Comment 5 Ben Greear 2013-01-22 19:36:34 UTC
That patch in comment #2 still hard-codes things (though 64k is
big enough for anyone! (tm))

Maybe instead make it configurable in the system.conf file,
with a 64k default?

If someone can cook up a patched RPM for 64-bit Fedora 17,
I'll be happy to test it.

Comment 6 Lennart Poettering 2013-02-14 18:22:11 UTC
*** Bug 908531 has been marked as a duplicate of this bug. ***

Comment 7 Joe Miller 2013-02-14 20:25:33 UTC
We would love to see this backported to F17 which was our reason for opening the dupe bug 908531 (it was more of a request than a bug report.)

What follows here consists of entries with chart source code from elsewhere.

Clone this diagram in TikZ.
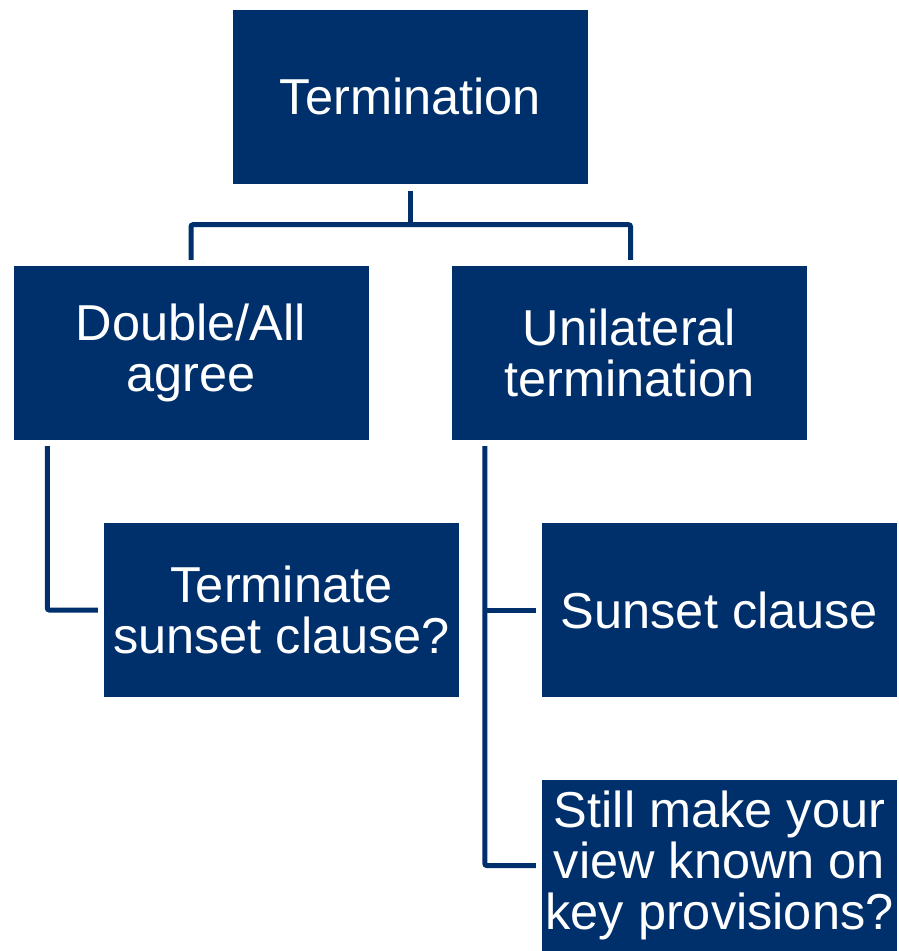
\documentclass[tikz,border=0pt]{standalone}
\usepackage{fontspec}
\setmainfont{Liberation Sans}
\usetikzlibrary{calc}
\definecolor{navy}{RGB}{0,48,108}

\begin{document}
\begin{tikzpicture}[
    x=1pt, y=-1pt,
    node font=\fontsize{50.5}{51}\selectfont,
    topic box/.style={fill=navy, text=white, inner sep=0pt, align=center,
                      minimum width=355pt, minimum height=174pt},
    link/.style={draw=navy, line width=5pt, rounded corners=2pt},
]
\useasboundingbox (0,0) rectangle (898,951);

% === Boxes ===
\node[topic box] (term)  at (410.5,96.5) {Termination};
\node[topic box] (dbl)   at (191,353)    {Double/All\\agree};
\node[topic box] (uni)   at (629.5,353)  {Unilateral\\termination};
\node[topic box] (tsc)   at (281.5,610)  {Terminate\\sunset clause?};
\node[topic box] (sun)   at (719.5,610)  {Sunset clause};
\node[topic box, minimum height=171pt] (still) at (719.5,865.5)
    {Still make your\\view known on\\key provisions?};

% === Connectors ===
\coordinate (fork) at ($(term.south)+(0,41)$);
\draw[link] ($(term.south)+(0,7)$) -- (fork);
\draw[link] ($(dbl.north)+(0,-6)$) |- (fork) -| ($(uni.north)+(1,-6)$);

% left branch
\draw[link] ($(dbl.south west)+(34,6)$) |- ($(tsc.west)+(-6,0)$);

% right branch
\coordinate (spine) at ($(uni.south west)+(33,6)$);
\draw[link] (spine) |- ($(still.west)+(-6,0)$);
\draw[link] (spine |- sun.west) -- ($(sun.west)+(-6,0)$);

\end{tikzpicture}
\end{document}
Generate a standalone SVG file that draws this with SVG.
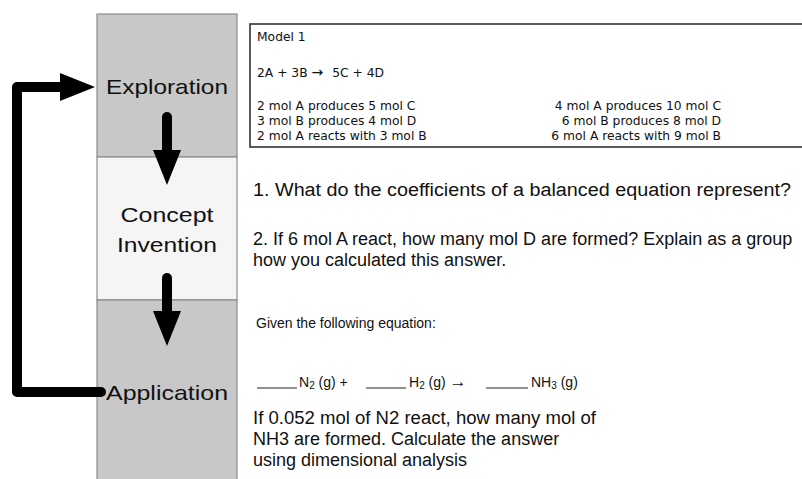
<svg xmlns="http://www.w3.org/2000/svg" width="802" height="479" viewBox="0 0 802 479">
  <style>
    .stage { stroke: #8c8c8c; stroke-width: 1.2; }
    .dark { fill: #c8c8c8; }
    .light { fill: #f5f5f5; }
    .label { font-family: "Liberation Sans", Arial, sans-serif; font-size: 21px; fill: #111; text-anchor: middle; }
    .model { font-family: "DejaVu Sans", Verdana, sans-serif; font-size: 12.3px; fill: #111; }
    .q { font-family: "Liberation Sans", Arial, sans-serif; font-size: 18px; fill: #111; }
    .s { font-family: "Liberation Sans", Arial, sans-serif; font-size: 14px; fill: #111; }
    .conn { fill: none; stroke: #000; stroke-width: 10; stroke-linecap: round; stroke-linejoin: round; }
    .blank { stroke: #222; stroke-width: 1; }
  </style>
  <defs>
    <marker id="head" markerUnits="userSpaceOnUse" markerWidth="36" markerHeight="30" refX="0" refY="14" orient="auto" overflow="visible">
      <path d="M0,0 L35,14 L0,28 Z" fill="#000"/>
    </marker>
  </defs>
  <rect width="802" height="479" fill="#fff"/>

  <g id="exploration">
    <rect class="stage dark" x="97" y="14" width="140" height="143"/>
    <text class="label" x="167" y="94" textLength="122" lengthAdjust="spacingAndGlyphs">Exploration</text>
  </g>
  <g id="concept-invention">
    <rect class="stage light" x="97" y="157" width="140" height="143"/>
    <text class="label" x="167" y="222" textLength="93" lengthAdjust="spacingAndGlyphs">Concept</text>
    <text class="label" x="167" y="252" textLength="100" lengthAdjust="spacingAndGlyphs">Invention</text>
  </g>
  <g id="application">
    <rect class="stage dark" x="97" y="300" width="140" height="185"/>
    <text class="label" x="167" y="400" textLength="122" lengthAdjust="spacingAndGlyphs">Application</text>
  </g>

  <g id="model-1">
    <rect x="250" y="24" width="560" height="123" fill="#fff" stroke="#333" stroke-width="1.6"/>
    <text class="model" x="257" y="41" font-size="13.5">Model 1</text>
    <text class="model" x="257" y="77">2A + 3B <tspan font-size="14">→</tspan> <tspan dx="5">5C + 4D</tspan></text>
    <text class="model" x="257" y="110">2 mol A produces 5 mol C</text>
    <text class="model" x="257" y="125">3 mol B produces 4 mol D</text>
    <text class="model" x="257" y="140">2 mol A reacts with 3 mol B</text>
    <text class="model" x="721" y="110" text-anchor="end">4 mol A produces 10 mol C</text>
    <text class="model" x="721" y="125" text-anchor="end">6 mol B produces 8 mol D</text>
    <text class="model" x="721" y="140" text-anchor="end">6 mol A reacts with 9 mol B</text>
  </g>

  <g id="questions">
    <text class="q" x="253" y="196" textLength="538" lengthAdjust="spacingAndGlyphs">1. What do the coefficients of a balanced equation represent?</text>
    <text class="q" x="253" y="245">2. If 6 mol A react, how many mol D are formed? Explain as a group</text>
    <text class="q" x="253" y="266">how you calculated this answer.</text>
  </g>

  <g id="application-task">
    <text class="s" x="256" y="328">Given the following equation:</text>
    <line class="blank" x1="257" y1="388" x2="297" y2="388"/>
    <text class="s" x="299" y="387">N<tspan font-size="10" dy="2">2</tspan><tspan dy="-2"> (g) +</tspan></text>
    <line class="blank" x1="366" y1="388" x2="406" y2="388"/>
    <text class="s" x="409" y="387">H<tspan font-size="10" dy="2">2</tspan><tspan dy="-2"> (g) </tspan><tspan font-size="17">→</tspan></text>
    <line class="blank" x1="486" y1="388" x2="528" y2="388"/>
    <text class="s" x="531" y="387">NH<tspan font-size="10" dy="2">3</tspan><tspan dy="-2"> (g)</tspan></text>
    <text class="q" x="253" y="424" textLength="343" lengthAdjust="spacingAndGlyphs">If 0.052 mol of N2 react, how many mol of</text>
    <text class="q" x="253" y="445">NH3 are formed. Calculate the answer</text>
    <text class="q" x="253" y="466">using dimensional analysis</text>
  </g>

  <g id="connectors">
    <path class="conn" d="M167,117 V150" marker-end="url(#head)"/>
    <path class="conn" d="M167,278 V311" marker-end="url(#head)"/>
    <path class="conn" d="M101,392 H17 V87 H60" marker-end="url(#head)"/>
  </g>
</svg>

Ben, we have backported this to f17 rpms because it is very important to us. You can build rpm's yourself from this repo:  https://github.com/pantheon-systems/systemd


sudo yum install -y yum-utils rpm-build spectool
sudo yum-builddep systemd
git clone git:pantheon-systems/systemd.git
cd systemd/
git checkout f17
cd ..
mkdir -p ~/rpmbuild/{BUILD,RPMS,SOURCES,SPECS,SRPMS}
spectool --get-files --sourcedir systemd/systemd.spec
cp systemd/* ~/rpmbuild/SOURCES/
rpmbuild -ba systemd/systemd.spec

Comment 8 Fedora Update System 2013-02-15 10:15:33 UTC
systemd-44-24.fc17 has been submitted as an update for Fedora 17.
https://admin.fedoraproject.org/updates/systemd-44-24.fc17

Comment 9 Fedora Update System 2013-02-16 01:19:25 UTC
Package systemd-44-24.fc17:
* should fix your issue,
* was pushed to the Fedora 17 testing repository,
* should be available at your local mirror within two days.
Update it with:
# su -c 'yum update --enablerepo=updates-testing systemd-44-24.fc17'
as soon as you are able to.
Please go to the following url:
https://admin.fedoraproject.org/updates/FEDORA-2013-2564/systemd-44-24.fc17
then log in and leave karma (feedback).

Comment 10 Fedora Update System 2013-03-04 22:33:24 UTC
systemd-44-24.fc17 has been pushed to the Fedora 17 stable repository.  If problems still persist, please make note of it in this bug report.